All this talk of business fleeing is just nonsense. When in the ’80s and all the states were competing against each other to “lure” businesses to their states by offering low or no taxes, what the studies found is that businesses made their location decisions first and then bargained for tax benefits. And one of the biggest factors for where a business would locate was where the CEO wanted to live.
- Jake From Elwood - Wednesday, Jan 12, 11 @ 4:06 pm:
Since when has Indiana become the cornucopia of the Midwest?
I was thinking the typical Indiana family is more like Cletus & Brandine Spuckler than Ned Flanders. But I’m biased.
And until states can print their own money, they’ll be relying on Wall Street like the rest of us. Thank God we bailed out Goldman Sachs, otherwise we’d have no choice but to go to the Chinese directly.
Hu Jintao will be visiting Chicago soon. Maybe we can get him to buy some stuff while he’s here, like the State of Illinois building. Or Navy Pier.
- On, Wisconsin! - Wednesday, Jan 12, 11 @ 4:28 pm:
I love the Wisconsin governor’s take on all this! Particularly since that state raised nearly every possible state tax on its own residents two years ago - which is why your neighborhood has been been absolutely flooded with Packers fans and Canadian-accented businessmen, fleeing America’s Dairyland for IL.
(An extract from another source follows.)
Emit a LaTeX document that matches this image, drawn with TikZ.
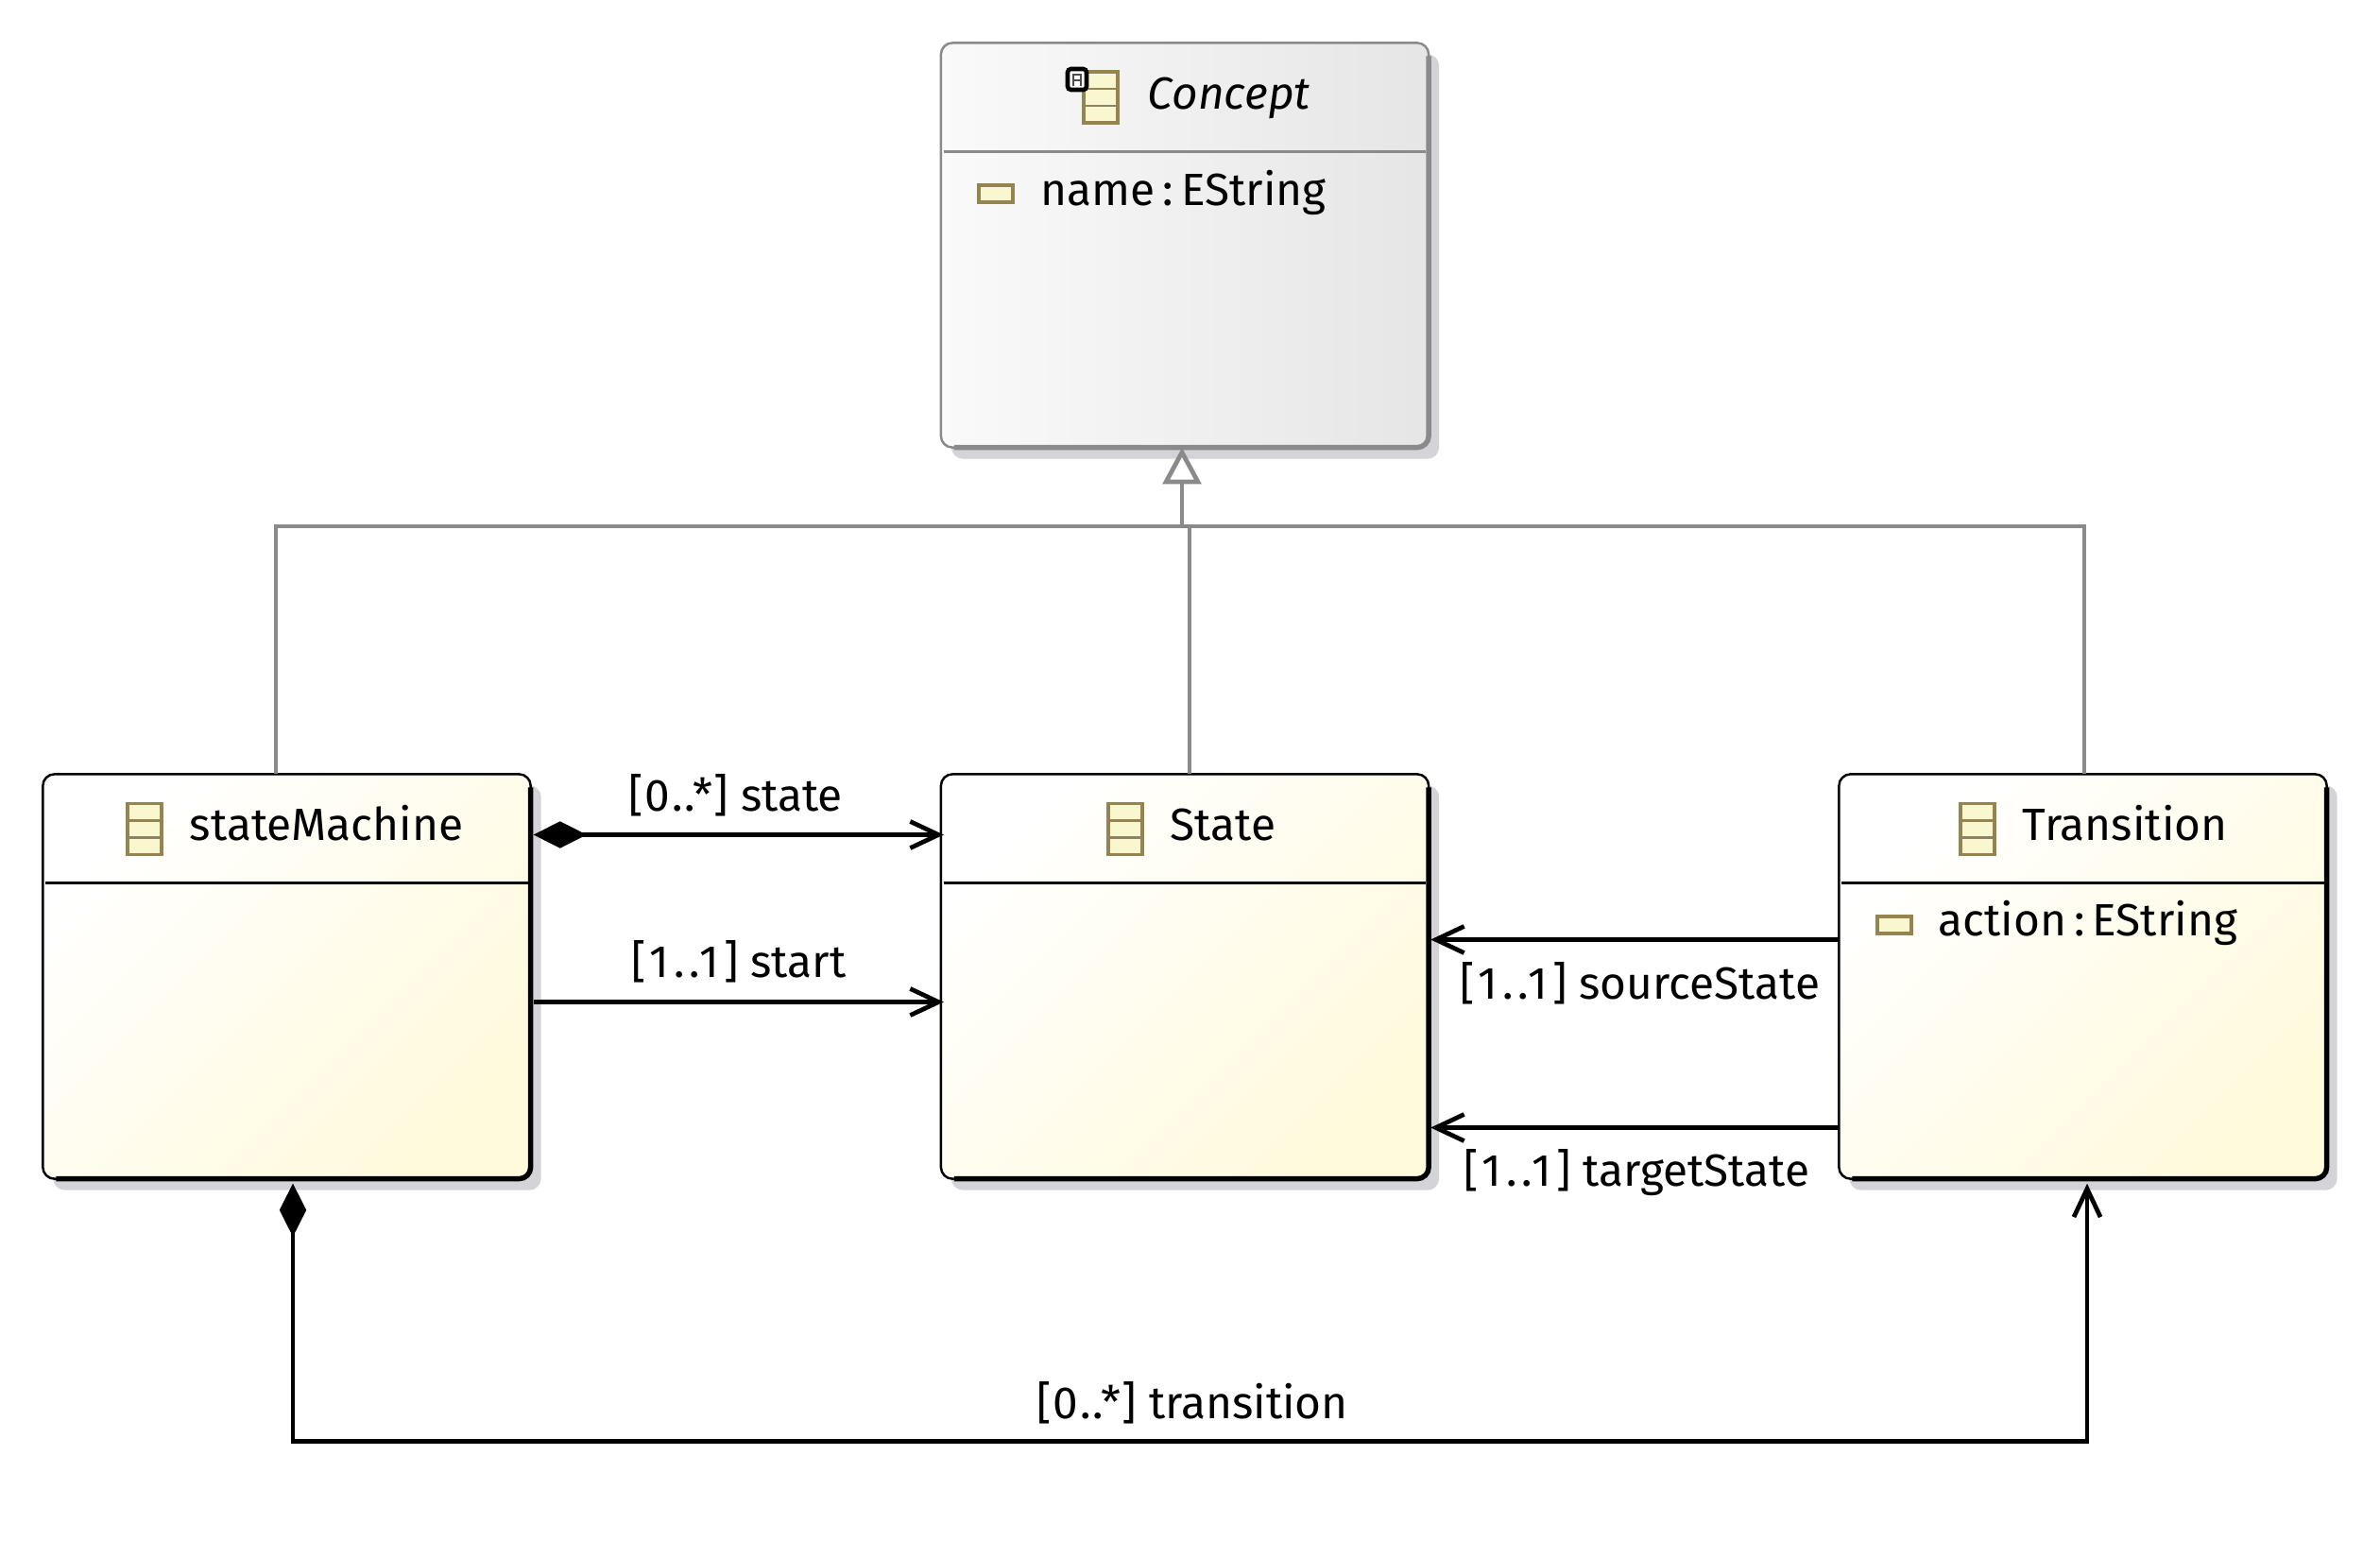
\documentclass[tikz,border=0pt]{standalone}
\usepackage{fontspec}
\setmainfont{Fira Sans}
\usetikzlibrary{arrows.meta,positioning,calc,shadows}
\definecolor{classline}{RGB}{0,0,0}
\definecolor{classend}{RGB}{255,250,220}
\definecolor{absline}{RGB}{138,138,138}
\definecolor{shadowgray}{RGB}{212,212,216}
\definecolor{iconline}{RGB}{150,132,80}
\definecolor{iconfill}{RGB}{248,247,208}
\newcommand{\mult}[2][4]{{\addfontfeature{LetterSpace=#1}#2}}
\tikzset{
  % class boxes
  classbox/.style={
    draw=classline,
    line width=0.7pt,
    rounded corners=3.5pt,
    minimum width=5.16cm,
    minimum height=4.28cm,
    outer sep=0pt,
    left color=white,
    right color=classend,
    shading angle=45,
    drop shadow={shadow xshift=0.11cm, shadow yshift=-0.12cm, fill=shadowgray, opacity=1}
  },
  absbox/.style={
    classbox,
    draw=absline,
    left color=white!98!black,
    right color=white!90!black
  },
  % heavy lower right edge
  edgeline/.style={line width=1.55pt, rounded corners=3.5pt},
  divider/.style={line width=0.7pt},
  % texts
  label/.style={anchor=base west, inner sep=0pt, font=\fontsize{13.6}{15}\selectfont},
  % connectors
  assoc/.style={-{Straight Barb[length=8.5pt,width=8pt]}, line width=1.35pt},
  compo/.style={{Diamond[length=16pt,width=8.1pt]}-{Straight Barb[length=8.5pt,width=8pt]}, line width=1.35pt},
  inherit/.style={absline, line width=1.35pt},
  % icons
  classicon/.pic={
    \draw[iconline, fill=iconfill, line width=1.1pt] (-18,-27) rectangle (18,27);
    \draw[iconline, line width=0.8pt] (-18,-9) -- (18,-9);
    \draw[iconline!60!gray, line width=0.8pt] (-18,9) -- (18,9);
  },
  attricon/.pic={
    \draw[iconline, fill=iconfill, line width=1.1pt] (-18,-9) rectangle (18,9);
  }
}
\begin{document}
\begin{tikzpicture}[x=0.01cm, y=-0.01cm]
    \useasboundingbox (0,0) rectangle (2519,1630);

    % Boxes
    \node[absbox] (concept) at (1254,259.5) {};
    \node[classbox] (machine) at (303.5,1033.5) {};
    \node[classbox] (statebox) at (1254,1033.5) {};
    \node[classbox] (trans) at (2204.5,1033.5) {};

    % Edges
    \draw[edgeline, absline] ($(concept.north east)+(0,14)$) -- (concept.south east) -- ($(concept.south west)+(14,0)$);
    \draw[edgeline] ($(machine.north east)+(0,14)$) -- (machine.south east) -- ($(machine.south west)+(14,0)$);
    \draw[edgeline] ($(statebox.north east)+(0,14)$) -- (statebox.south east) -- ($(statebox.south west)+(14,0)$);
    \draw[edgeline] ($(trans.north east)+(0,14)$) -- (trans.south east) -- ($(trans.south west)+(14,0)$);

    % Dividers
    \draw[divider, absline] ($(concept.north west)+(3,115)$) -- ($(concept.north east)+(-3,115)$);
    \draw[divider] ($(machine.north west)+(3,115)$) -- ($(machine.north east)+(-3,115)$);
    \draw[divider] ($(statebox.north west)+(3,115)$) -- ($(statebox.north east)+(-3,115)$);
    \draw[divider] ($(trans.north west)+(3,115)$) -- ($(trans.north east)+(-3,115)$);

    % Icons
    \pic at (1165,103) {classicon};
    \pic at (153,877.5) {classicon};
    \pic at (1191,877.5) {classicon};
    \pic at (2093,877.5) {classicon};
    \pic at (1054,205) {attricon};
    \pic at (2005,979) {attricon};
    \draw[black, fill=white, line width=1.3pt, rounded corners=1pt] (1130,73) rectangle (1150,95);
    \draw[black!70, line width=0.7pt] (1136,91) -- (1136,79) -- (1144,79) -- (1144,91) (1136,85) -- (1144,85);

    % Texts
    \node[label, font=\fontsize{13.6}{15}\selectfont\itshape] (conceptname) at (1214,115.5) {Concept};
    \node[label] (nameattr) at (1101,217.5) {name\,:\,EString};
    \node[label] (machinename) at (200,889.5) {stateMachine};
    \node[label] (statename) at (1238,889.5) {State};
    \node[label] (transname) at (2140,889.5) {Transition};
    \node[label] (actionattr) at (2051,990.5) {action\,:\,EString};

    % Generalization
    \coordinate (join) at (1251,557);
    \draw[inherit] ($(machine.north)+(-11.5,0)$) |- (join);
    \draw[inherit] ($(trans.north)+(1.5,0)$) |- (join);
    \draw[inherit] ($(statebox.north)+(5,0)$) |- (join);
    \draw[inherit, -{Triangle[length=11pt,width=11.5pt,fill=white]}] (join) -- ($(concept.south)+(-3,0)$);

    % Associations
    \draw[compo] ($(machine.east)+(3,-150)$) -- ($(statebox.west)+(3,-150)$);
    \draw[assoc] ($(machine.east)+(3,27)$) -- ($(statebox.west)+(3,27)$);
    \draw[assoc] ($(trans.west)+(0,-39)$) -- ($(statebox.east)+(2,-39)$);
    \draw[assoc] ($(trans.west)+(0,160)$) -- ($(statebox.east)+(2,160)$);
    \coordinate (bottom) at (1260,1525.5);
    \draw[compo] ($(machine.south)+(6.5,5)$) |- (bottom) -| ($(trans.south)+(4.5,5)$);

    % Association labels
    \node[label] (statelabel) at (665,858.5) {\mult{[0..*]} state};
    \node[label] (startlabel) at (668,1034.5) {\mult[10]{[1..1]} start};
    \node[label] (sourcelabel) at (1545,1057.5) {\mult[10]{[1..1]} sourceState};
    \node[label] (targetlabel) at (1549,1255.5) {\mult[10]{[1..1]} targetState};
    \node[label] (translabel) at (1097,1501.5) {\mult{[0..*]} transition};
\end{tikzpicture}
\end{document}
What’s that? You haven’t noticed any such influx of Wisconsin residents? I wonder what that means …
- Small Town Liberal - Wednesday, Jan 12, 11 @ 4:29 pm:
- Maybe, just maybe, we shouldn’t have a system so reliant on Goldman Sachs to fund our deficit spending -
I’m not sure how a state bank accomplishes anything except allows the state to lend to itself and pretend to have the money to do so.
I’ve seen the idea floated, if someone can explain how it makes a lick of difference, I’d like to hear it.
But my comment is more an endorsement of, say, not ignoring that whole balanced budget requirement in our Constitution. Or getting ourselves so much in debt where we can have our chain jerked around by Wall Street.
“Facts are stubborn things. This past year we’ve created more jobs, far more jobs, than Indiana and Wisconsin,” he said.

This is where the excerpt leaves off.